* _THE TASK_: Of the lines in the entries, how many hold the word "this"? Give that number alone.

* _DATA ENTRIES_:
## start

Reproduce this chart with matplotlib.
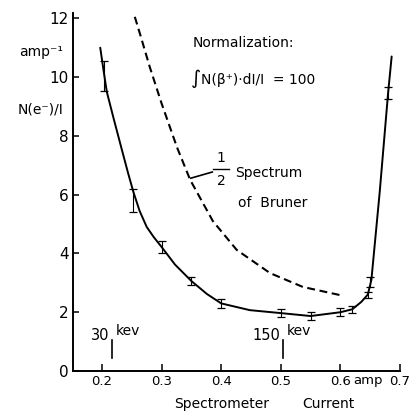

## end
## start

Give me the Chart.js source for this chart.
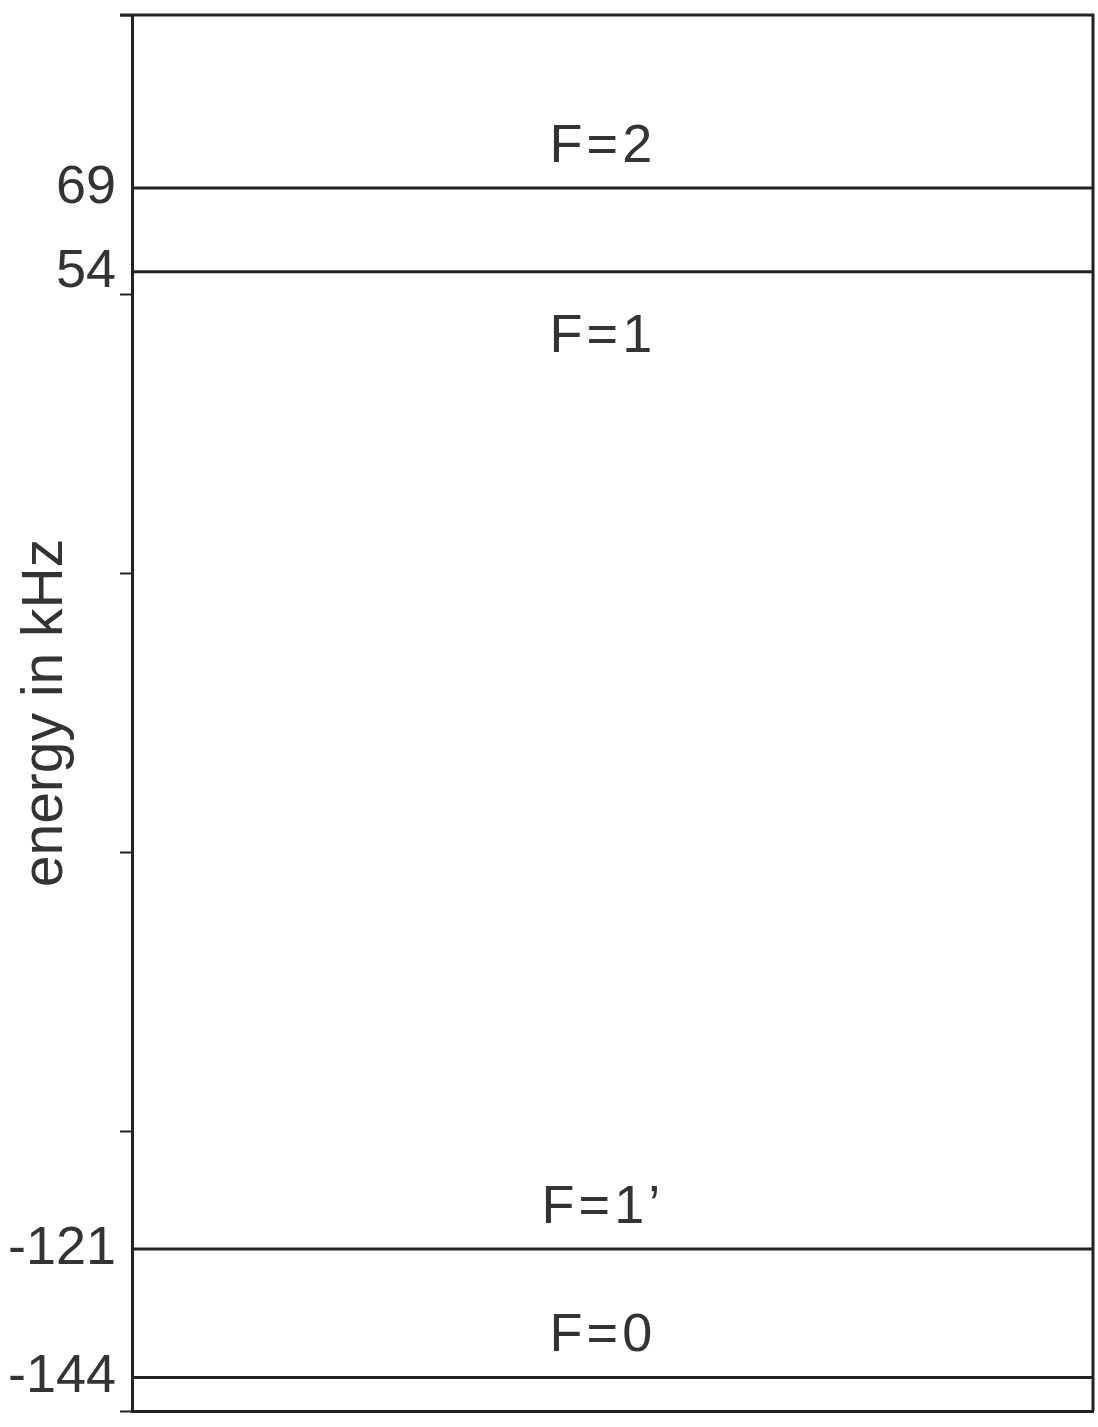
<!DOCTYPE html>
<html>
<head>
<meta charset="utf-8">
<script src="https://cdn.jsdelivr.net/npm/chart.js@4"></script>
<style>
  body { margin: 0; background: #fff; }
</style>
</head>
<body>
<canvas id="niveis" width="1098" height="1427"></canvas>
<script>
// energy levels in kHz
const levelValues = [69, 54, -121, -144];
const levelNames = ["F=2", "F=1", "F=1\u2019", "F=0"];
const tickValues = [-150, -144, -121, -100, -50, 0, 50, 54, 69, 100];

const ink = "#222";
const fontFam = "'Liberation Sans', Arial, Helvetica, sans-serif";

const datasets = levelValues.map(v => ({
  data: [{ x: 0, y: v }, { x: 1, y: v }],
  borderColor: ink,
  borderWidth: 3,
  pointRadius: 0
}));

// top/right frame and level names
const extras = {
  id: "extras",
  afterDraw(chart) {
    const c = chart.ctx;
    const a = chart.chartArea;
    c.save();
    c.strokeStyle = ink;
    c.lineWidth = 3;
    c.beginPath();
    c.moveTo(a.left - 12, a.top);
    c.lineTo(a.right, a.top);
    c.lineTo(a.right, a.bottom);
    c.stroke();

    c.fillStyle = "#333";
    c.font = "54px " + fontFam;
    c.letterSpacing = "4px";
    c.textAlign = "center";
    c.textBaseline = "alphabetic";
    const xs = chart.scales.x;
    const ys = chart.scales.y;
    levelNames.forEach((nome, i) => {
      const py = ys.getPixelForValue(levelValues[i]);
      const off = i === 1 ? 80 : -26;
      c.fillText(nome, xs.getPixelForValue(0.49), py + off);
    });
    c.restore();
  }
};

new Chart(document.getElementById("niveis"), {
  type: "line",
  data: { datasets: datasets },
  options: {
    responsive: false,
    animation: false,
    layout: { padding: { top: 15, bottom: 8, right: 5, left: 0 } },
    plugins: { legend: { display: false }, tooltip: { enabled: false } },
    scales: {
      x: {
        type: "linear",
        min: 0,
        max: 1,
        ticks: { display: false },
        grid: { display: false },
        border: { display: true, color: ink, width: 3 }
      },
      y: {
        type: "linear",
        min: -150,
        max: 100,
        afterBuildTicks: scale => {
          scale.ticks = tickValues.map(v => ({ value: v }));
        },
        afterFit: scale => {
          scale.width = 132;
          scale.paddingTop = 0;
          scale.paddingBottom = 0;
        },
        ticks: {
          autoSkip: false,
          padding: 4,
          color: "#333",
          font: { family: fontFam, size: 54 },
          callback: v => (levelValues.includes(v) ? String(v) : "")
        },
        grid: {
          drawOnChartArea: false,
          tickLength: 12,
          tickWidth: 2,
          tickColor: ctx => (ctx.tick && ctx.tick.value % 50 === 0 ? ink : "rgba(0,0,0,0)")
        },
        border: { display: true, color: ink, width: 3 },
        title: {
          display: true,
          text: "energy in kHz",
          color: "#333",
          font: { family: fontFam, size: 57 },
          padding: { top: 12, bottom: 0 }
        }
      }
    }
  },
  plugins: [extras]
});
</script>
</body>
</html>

## end

* _CORRECT RESULT_: 2